▶ **WHAT YOU NEED TO DO**
Leaving out all pictures, copy exactly the lines from the one containing "Output the Python" down to the one containing "plt.rcParams['font.family'] = ['Noto", both of them included.

........

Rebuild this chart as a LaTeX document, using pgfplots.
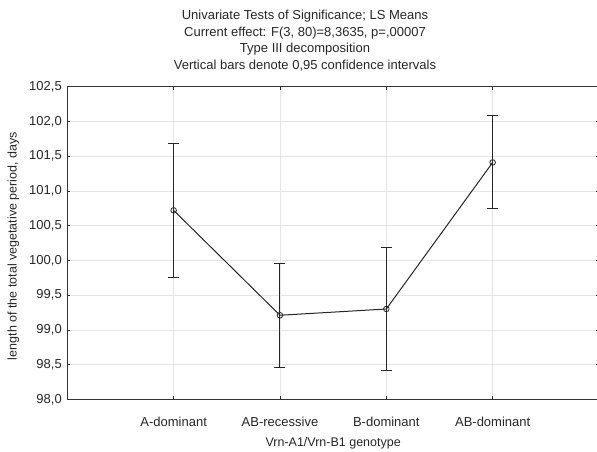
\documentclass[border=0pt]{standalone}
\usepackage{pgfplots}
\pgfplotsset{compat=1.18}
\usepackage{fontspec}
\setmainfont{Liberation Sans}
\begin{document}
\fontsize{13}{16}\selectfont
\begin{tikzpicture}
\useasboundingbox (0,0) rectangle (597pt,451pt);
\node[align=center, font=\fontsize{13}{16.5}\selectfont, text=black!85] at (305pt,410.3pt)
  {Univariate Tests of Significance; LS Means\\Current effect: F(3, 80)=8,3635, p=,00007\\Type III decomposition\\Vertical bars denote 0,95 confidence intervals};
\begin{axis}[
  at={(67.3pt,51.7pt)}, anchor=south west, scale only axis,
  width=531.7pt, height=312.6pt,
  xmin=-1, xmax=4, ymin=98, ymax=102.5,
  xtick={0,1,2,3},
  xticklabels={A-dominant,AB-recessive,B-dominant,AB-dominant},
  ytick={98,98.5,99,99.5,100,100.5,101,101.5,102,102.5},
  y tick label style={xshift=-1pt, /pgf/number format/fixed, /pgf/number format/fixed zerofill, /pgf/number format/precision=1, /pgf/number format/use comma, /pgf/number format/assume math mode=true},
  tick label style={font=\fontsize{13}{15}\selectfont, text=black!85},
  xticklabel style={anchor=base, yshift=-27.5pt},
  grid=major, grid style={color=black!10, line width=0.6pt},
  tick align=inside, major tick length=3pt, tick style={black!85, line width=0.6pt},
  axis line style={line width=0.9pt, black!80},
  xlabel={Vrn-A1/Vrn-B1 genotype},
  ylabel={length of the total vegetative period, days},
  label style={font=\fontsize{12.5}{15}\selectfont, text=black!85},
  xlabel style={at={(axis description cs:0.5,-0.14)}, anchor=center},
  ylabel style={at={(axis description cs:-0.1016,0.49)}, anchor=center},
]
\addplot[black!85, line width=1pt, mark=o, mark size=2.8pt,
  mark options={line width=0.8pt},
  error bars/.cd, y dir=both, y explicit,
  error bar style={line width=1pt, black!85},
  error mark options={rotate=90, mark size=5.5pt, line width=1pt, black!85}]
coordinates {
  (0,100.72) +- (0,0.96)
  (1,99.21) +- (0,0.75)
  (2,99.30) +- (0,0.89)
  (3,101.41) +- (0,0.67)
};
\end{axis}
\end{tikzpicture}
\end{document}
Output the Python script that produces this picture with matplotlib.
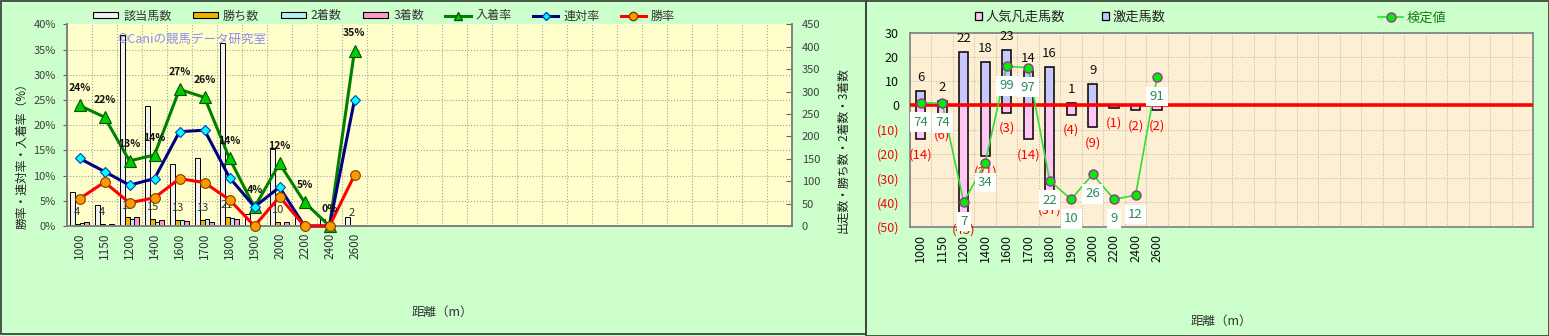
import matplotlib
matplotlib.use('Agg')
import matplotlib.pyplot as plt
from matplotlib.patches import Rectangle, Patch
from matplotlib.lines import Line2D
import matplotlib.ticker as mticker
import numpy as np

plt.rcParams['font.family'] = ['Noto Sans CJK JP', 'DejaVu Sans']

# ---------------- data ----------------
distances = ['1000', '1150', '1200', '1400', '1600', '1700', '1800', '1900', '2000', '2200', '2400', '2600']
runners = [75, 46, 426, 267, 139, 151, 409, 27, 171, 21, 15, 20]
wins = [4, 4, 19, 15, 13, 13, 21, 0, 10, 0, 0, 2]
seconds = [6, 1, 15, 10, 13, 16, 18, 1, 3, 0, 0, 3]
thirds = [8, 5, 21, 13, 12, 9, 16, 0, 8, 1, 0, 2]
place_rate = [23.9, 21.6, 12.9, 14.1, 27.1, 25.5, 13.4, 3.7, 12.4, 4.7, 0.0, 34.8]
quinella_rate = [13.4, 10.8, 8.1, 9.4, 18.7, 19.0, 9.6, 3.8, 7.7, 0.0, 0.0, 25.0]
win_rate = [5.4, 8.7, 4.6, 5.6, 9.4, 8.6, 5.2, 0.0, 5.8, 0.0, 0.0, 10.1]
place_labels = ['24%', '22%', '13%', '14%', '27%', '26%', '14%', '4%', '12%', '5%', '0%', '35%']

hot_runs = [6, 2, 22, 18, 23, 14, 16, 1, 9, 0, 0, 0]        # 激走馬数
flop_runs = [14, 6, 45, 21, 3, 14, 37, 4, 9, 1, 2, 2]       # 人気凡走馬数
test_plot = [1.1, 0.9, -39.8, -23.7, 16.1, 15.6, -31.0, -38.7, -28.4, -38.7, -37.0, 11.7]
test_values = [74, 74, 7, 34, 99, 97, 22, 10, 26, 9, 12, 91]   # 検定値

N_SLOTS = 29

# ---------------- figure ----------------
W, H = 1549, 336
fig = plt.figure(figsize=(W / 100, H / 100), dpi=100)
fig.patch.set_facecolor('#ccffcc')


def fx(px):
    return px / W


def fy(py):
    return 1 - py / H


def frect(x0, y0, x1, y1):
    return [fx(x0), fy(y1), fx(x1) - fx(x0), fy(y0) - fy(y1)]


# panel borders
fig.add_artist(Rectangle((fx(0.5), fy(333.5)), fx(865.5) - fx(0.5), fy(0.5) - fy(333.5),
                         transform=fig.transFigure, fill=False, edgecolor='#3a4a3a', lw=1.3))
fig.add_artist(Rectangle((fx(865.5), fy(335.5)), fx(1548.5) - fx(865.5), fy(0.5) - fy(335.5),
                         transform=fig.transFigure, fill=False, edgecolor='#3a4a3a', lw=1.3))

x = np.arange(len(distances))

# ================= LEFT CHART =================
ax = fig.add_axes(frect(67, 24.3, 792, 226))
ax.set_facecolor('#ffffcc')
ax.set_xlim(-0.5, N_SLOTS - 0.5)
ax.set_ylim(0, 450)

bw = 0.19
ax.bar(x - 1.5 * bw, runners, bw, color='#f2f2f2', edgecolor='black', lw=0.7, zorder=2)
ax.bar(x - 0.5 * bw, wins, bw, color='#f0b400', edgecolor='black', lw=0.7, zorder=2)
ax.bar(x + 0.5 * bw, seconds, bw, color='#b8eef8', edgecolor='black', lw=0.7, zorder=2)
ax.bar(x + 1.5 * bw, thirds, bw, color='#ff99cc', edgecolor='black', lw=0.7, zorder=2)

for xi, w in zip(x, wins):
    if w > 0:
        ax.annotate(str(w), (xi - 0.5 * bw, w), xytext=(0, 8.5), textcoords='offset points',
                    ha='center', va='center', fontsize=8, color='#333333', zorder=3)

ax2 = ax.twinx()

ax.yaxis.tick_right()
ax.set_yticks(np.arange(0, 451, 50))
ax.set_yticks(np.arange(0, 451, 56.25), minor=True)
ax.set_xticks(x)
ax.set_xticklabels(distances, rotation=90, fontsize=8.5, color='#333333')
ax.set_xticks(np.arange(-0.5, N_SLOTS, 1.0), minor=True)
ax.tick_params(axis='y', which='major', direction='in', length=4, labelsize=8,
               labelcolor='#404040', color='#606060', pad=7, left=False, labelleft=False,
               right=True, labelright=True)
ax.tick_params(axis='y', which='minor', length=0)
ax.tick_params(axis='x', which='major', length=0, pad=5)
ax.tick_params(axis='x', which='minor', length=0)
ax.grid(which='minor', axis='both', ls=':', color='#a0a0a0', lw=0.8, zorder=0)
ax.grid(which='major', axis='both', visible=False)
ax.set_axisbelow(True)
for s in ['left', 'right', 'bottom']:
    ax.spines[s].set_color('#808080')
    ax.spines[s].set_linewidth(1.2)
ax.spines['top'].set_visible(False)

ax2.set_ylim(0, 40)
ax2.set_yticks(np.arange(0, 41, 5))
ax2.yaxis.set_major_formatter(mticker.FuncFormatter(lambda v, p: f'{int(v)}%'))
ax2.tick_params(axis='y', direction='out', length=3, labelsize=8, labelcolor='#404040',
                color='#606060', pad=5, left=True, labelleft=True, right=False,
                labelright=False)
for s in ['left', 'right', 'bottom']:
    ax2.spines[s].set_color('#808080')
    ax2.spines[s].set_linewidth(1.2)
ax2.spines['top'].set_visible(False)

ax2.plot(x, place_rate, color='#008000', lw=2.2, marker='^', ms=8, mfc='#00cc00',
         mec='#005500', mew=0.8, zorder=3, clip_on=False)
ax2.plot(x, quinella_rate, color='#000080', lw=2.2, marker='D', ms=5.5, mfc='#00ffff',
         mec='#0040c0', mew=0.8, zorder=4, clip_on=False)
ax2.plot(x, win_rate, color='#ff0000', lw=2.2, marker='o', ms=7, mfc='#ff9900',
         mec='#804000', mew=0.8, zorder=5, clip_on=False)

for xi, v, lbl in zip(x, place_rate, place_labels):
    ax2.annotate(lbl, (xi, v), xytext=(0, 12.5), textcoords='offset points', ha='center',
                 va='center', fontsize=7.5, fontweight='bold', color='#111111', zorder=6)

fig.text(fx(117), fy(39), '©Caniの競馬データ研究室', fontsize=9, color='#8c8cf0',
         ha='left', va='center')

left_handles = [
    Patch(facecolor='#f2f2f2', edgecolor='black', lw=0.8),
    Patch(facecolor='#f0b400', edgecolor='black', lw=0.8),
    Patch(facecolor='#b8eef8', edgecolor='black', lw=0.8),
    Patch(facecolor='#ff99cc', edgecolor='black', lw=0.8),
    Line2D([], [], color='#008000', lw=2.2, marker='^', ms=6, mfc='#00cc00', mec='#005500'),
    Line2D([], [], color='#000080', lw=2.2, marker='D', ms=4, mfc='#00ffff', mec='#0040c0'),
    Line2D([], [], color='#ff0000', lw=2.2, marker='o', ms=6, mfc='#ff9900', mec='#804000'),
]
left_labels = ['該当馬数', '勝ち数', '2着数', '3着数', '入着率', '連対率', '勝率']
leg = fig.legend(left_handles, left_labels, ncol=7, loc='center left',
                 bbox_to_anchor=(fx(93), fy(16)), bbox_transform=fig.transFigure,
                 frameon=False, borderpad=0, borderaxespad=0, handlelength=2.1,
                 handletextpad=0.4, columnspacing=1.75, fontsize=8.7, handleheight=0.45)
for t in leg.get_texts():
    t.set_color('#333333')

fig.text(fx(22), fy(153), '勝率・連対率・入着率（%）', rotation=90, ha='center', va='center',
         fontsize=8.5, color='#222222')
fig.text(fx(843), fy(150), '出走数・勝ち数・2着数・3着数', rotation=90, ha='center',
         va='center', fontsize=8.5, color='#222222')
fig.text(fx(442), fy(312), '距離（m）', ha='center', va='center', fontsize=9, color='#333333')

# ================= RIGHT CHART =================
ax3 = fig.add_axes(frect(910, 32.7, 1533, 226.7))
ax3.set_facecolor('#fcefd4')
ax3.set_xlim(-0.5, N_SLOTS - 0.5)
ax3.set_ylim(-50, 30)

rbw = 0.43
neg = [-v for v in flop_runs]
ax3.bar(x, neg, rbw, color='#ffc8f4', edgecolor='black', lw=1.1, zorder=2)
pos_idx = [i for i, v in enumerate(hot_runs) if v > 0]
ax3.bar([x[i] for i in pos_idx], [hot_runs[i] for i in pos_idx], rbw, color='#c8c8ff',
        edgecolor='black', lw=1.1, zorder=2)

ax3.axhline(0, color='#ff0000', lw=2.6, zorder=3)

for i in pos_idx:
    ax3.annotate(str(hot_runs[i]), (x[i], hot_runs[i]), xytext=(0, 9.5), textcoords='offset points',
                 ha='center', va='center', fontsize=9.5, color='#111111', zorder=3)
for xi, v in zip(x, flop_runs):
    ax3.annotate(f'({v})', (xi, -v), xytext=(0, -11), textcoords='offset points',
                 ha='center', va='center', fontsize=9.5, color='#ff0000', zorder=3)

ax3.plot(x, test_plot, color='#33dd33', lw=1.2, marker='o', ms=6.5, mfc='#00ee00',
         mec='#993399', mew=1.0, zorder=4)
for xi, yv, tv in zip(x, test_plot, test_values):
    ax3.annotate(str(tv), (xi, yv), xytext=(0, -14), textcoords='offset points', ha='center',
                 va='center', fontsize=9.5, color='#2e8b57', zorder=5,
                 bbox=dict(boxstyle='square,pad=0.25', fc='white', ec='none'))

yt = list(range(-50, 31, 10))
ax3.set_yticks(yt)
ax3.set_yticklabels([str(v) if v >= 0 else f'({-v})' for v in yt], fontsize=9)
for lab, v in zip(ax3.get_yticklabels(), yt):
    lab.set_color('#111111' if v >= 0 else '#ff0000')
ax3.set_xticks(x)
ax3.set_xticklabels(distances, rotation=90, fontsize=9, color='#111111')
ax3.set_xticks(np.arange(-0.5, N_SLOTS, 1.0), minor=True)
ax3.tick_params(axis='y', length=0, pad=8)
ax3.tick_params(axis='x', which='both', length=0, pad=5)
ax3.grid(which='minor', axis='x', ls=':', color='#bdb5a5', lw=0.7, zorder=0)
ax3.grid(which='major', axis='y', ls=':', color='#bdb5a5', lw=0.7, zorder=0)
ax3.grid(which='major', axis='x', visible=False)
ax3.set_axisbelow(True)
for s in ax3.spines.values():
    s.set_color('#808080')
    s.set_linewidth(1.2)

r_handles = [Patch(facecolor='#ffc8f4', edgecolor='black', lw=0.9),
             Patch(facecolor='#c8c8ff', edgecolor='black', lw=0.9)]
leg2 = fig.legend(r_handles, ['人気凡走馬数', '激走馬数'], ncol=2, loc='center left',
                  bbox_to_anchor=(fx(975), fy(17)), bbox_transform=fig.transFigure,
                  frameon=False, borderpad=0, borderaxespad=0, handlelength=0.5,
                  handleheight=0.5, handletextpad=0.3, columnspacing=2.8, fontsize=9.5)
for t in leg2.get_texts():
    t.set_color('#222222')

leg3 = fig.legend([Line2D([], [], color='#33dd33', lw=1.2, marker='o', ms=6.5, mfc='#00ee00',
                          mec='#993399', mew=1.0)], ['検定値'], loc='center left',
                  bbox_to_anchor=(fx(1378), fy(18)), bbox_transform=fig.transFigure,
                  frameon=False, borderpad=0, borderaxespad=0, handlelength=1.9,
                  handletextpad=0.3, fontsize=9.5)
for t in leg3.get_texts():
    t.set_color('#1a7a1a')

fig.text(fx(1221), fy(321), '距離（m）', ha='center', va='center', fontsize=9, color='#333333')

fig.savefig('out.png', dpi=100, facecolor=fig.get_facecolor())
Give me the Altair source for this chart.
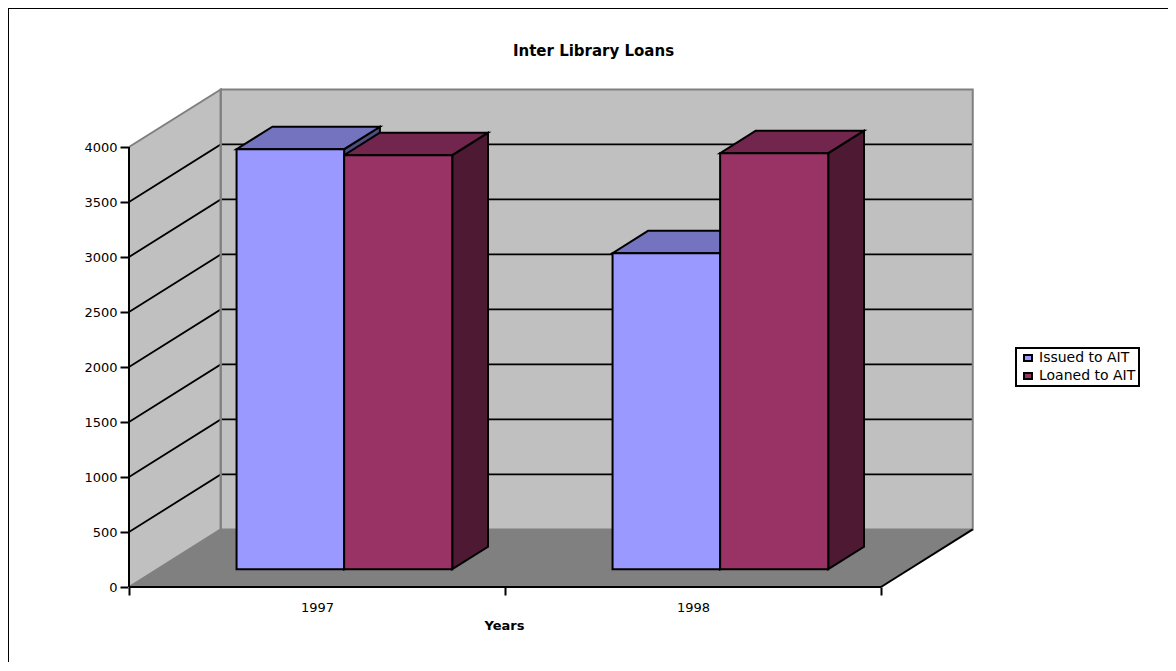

........

▶ **FULL RESPONSE**
Output the Python script that produces this picture with matplotlib.
import matplotlib
matplotlib.use('Agg')
import matplotlib.pyplot as plt
from matplotlib.patches import Rectangle, Patch
from matplotlib.lines import Line2D
import matplotlib.ticker as mticker
import numpy as np

plt.rcParams['font.family'] = ['Noto Sans CJK JP', 'DejaVu Sans']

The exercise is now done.